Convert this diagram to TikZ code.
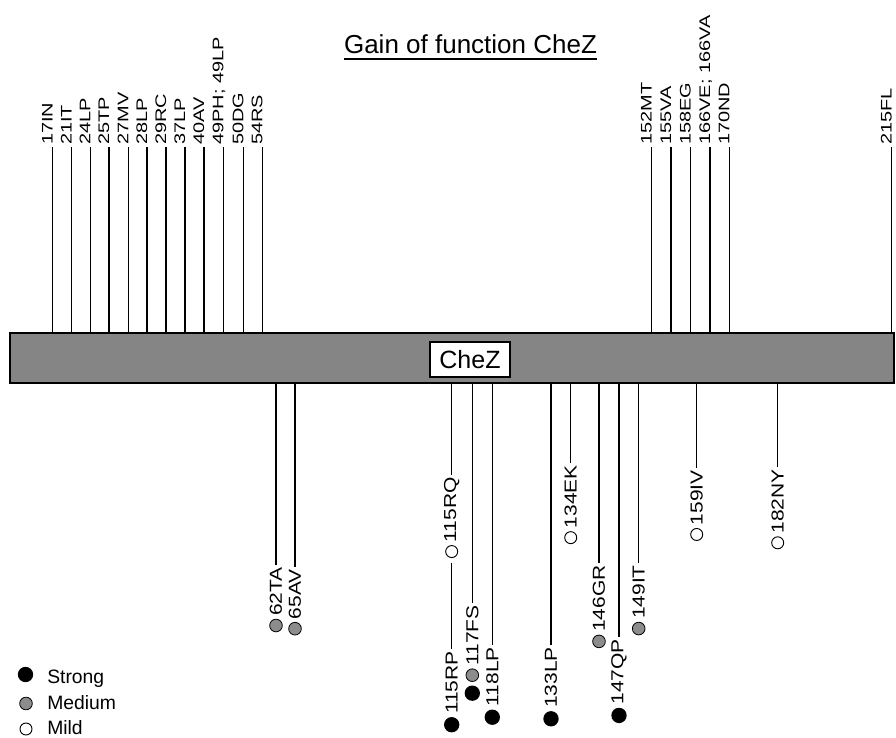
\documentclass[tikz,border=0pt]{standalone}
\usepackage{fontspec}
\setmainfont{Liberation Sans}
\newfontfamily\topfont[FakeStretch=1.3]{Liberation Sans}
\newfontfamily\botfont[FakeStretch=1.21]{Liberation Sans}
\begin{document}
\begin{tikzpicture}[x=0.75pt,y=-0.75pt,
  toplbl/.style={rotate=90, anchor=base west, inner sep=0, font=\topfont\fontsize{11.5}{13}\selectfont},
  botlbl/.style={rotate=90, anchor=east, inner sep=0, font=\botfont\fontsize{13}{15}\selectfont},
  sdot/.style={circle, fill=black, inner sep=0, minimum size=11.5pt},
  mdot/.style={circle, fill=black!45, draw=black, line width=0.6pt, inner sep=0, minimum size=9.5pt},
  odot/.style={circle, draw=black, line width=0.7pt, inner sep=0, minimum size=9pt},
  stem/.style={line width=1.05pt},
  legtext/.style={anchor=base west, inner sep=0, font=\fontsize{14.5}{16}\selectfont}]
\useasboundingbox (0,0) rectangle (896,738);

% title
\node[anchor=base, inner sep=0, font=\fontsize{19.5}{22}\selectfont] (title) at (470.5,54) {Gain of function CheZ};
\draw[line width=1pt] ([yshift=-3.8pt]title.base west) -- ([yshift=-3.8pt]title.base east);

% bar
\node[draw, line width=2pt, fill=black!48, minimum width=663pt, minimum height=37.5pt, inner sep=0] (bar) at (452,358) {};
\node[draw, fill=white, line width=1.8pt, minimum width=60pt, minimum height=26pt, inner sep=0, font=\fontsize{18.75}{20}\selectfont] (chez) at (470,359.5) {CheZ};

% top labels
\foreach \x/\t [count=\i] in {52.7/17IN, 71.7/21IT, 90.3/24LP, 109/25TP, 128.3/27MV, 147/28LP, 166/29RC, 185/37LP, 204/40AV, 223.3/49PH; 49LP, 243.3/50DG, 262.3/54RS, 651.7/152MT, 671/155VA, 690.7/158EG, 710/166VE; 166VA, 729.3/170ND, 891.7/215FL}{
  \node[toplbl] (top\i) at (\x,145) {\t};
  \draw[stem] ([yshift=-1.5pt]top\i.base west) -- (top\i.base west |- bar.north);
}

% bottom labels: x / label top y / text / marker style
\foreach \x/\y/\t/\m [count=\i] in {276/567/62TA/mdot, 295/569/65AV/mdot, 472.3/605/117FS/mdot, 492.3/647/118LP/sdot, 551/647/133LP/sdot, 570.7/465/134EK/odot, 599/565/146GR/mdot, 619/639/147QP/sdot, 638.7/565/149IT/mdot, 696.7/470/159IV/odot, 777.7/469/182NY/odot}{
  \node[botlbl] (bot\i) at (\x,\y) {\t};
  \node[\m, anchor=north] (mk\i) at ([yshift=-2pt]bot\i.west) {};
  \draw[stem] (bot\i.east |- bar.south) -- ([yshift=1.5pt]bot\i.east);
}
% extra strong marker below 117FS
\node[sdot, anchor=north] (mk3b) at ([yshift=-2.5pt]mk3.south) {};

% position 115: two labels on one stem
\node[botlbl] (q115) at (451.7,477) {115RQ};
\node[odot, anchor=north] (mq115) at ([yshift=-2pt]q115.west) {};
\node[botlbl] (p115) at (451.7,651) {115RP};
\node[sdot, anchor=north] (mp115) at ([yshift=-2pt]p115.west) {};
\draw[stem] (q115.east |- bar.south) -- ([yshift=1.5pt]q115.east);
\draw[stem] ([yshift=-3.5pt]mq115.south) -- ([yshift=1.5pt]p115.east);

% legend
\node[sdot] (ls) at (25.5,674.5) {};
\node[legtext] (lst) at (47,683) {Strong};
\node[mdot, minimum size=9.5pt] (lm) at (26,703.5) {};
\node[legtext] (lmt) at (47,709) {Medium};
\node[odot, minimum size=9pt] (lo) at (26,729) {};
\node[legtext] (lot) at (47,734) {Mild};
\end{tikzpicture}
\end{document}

---+---

**YOUR GOAL**
Pictures excluded, quote all the data above exactly.

**RESULT OF THE TASK**
Convert this diagram to TikZ code.
\documentclass[tikz,border=0pt]{standalone}
\usepackage{fontspec}
\setmainfont{Liberation Sans}
\newfontfamily\topfont[FakeStretch=1.3]{Liberation Sans}
\newfontfamily\botfont[FakeStretch=1.21]{Liberation Sans}
\begin{document}
\begin{tikzpicture}[x=0.75pt,y=-0.75pt,
  toplbl/.style={rotate=90, anchor=base west, inner sep=0, font=\topfont\fontsize{11.5}{13}\selectfont},
  botlbl/.style={rotate=90, anchor=east, inner sep=0, font=\botfont\fontsize{13}{15}\selectfont},
  sdot/.style={circle, fill=black, inner sep=0, minimum size=11.5pt},
  mdot/.style={circle, fill=black!45, draw=black, line width=0.6pt, inner sep=0, minimum size=9.5pt},
  odot/.style={circle, draw=black, line width=0.7pt, inner sep=0, minimum size=9pt},
  stem/.style={line width=1.05pt},
  legtext/.style={anchor=base west, inner sep=0, font=\fontsize{14.5}{16}\selectfont}]
\useasboundingbox (0,0) rectangle (896,738);

% title
\node[anchor=base, inner sep=0, font=\fontsize{19.5}{22}\selectfont] (title) at (470.5,54) {Gain of function CheZ};
\draw[line width=1pt] ([yshift=-3.8pt]title.base west) -- ([yshift=-3.8pt]title.base east);

% bar
\node[draw, line width=2pt, fill=black!48, minimum width=663pt, minimum height=37.5pt, inner sep=0] (bar) at (452,358) {};
\node[draw, fill=white, line width=1.8pt, minimum width=60pt, minimum height=26pt, inner sep=0, font=\fontsize{18.75}{20}\selectfont] (chez) at (470,359.5) {CheZ};

% top labels
\foreach \x/\t [count=\i] in {52.7/17IN, 71.7/21IT, 90.3/24LP, 109/25TP, 128.3/27MV, 147/28LP, 166/29RC, 185/37LP, 204/40AV, 223.3/49PH; 49LP, 243.3/50DG, 262.3/54RS, 651.7/152MT, 671/155VA, 690.7/158EG, 710/166VE; 166VA, 729.3/170ND, 891.7/215FL}{
  \node[toplbl] (top\i) at (\x,145) {\t};
  \draw[stem] ([yshift=-1.5pt]top\i.base west) -- (top\i.base west |- bar.north);
}

% bottom labels: x / label top y / text / marker style
\foreach \x/\y/\t/\m [count=\i] in {276/567/62TA/mdot, 295/569/65AV/mdot, 472.3/605/117FS/mdot, 492.3/647/118LP/sdot, 551/647/133LP/sdot, 570.7/465/134EK/odot, 599/565/146GR/mdot, 619/639/147QP/sdot, 638.7/565/149IT/mdot, 696.7/470/159IV/odot, 777.7/469/182NY/odot}{
  \node[botlbl] (bot\i) at (\x,\y) {\t};
  \node[\m, anchor=north] (mk\i) at ([yshift=-2pt]bot\i.west) {};
  \draw[stem] (bot\i.east |- bar.south) -- ([yshift=1.5pt]bot\i.east);
}
% extra strong marker below 117FS
\node[sdot, anchor=north] (mk3b) at ([yshift=-2.5pt]mk3.south) {};

% position 115: two labels on one stem
\node[botlbl] (q115) at (451.7,477) {115RQ};
\node[odot, anchor=north] (mq115) at ([yshift=-2pt]q115.west) {};
\node[botlbl] (p115) at (451.7,651) {115RP};
\node[sdot, anchor=north] (mp115) at ([yshift=-2pt]p115.west) {};
\draw[stem] (q115.east |- bar.south) -- ([yshift=1.5pt]q115.east);
\draw[stem] ([yshift=-3.5pt]mq115.south) -- ([yshift=1.5pt]p115.east);

% legend
\node[sdot] (ls) at (25.5,674.5) {};
\node[legtext] (lst) at (47,683) {Strong};
\node[mdot, minimum size=9.5pt] (lm) at (26,703.5) {};
\node[legtext] (lmt) at (47,709) {Medium};
\node[odot, minimum size=9pt] (lo) at (26,729) {};
\node[legtext] (lot) at (47,734) {Mild};
\end{tikzpicture}
\end{document}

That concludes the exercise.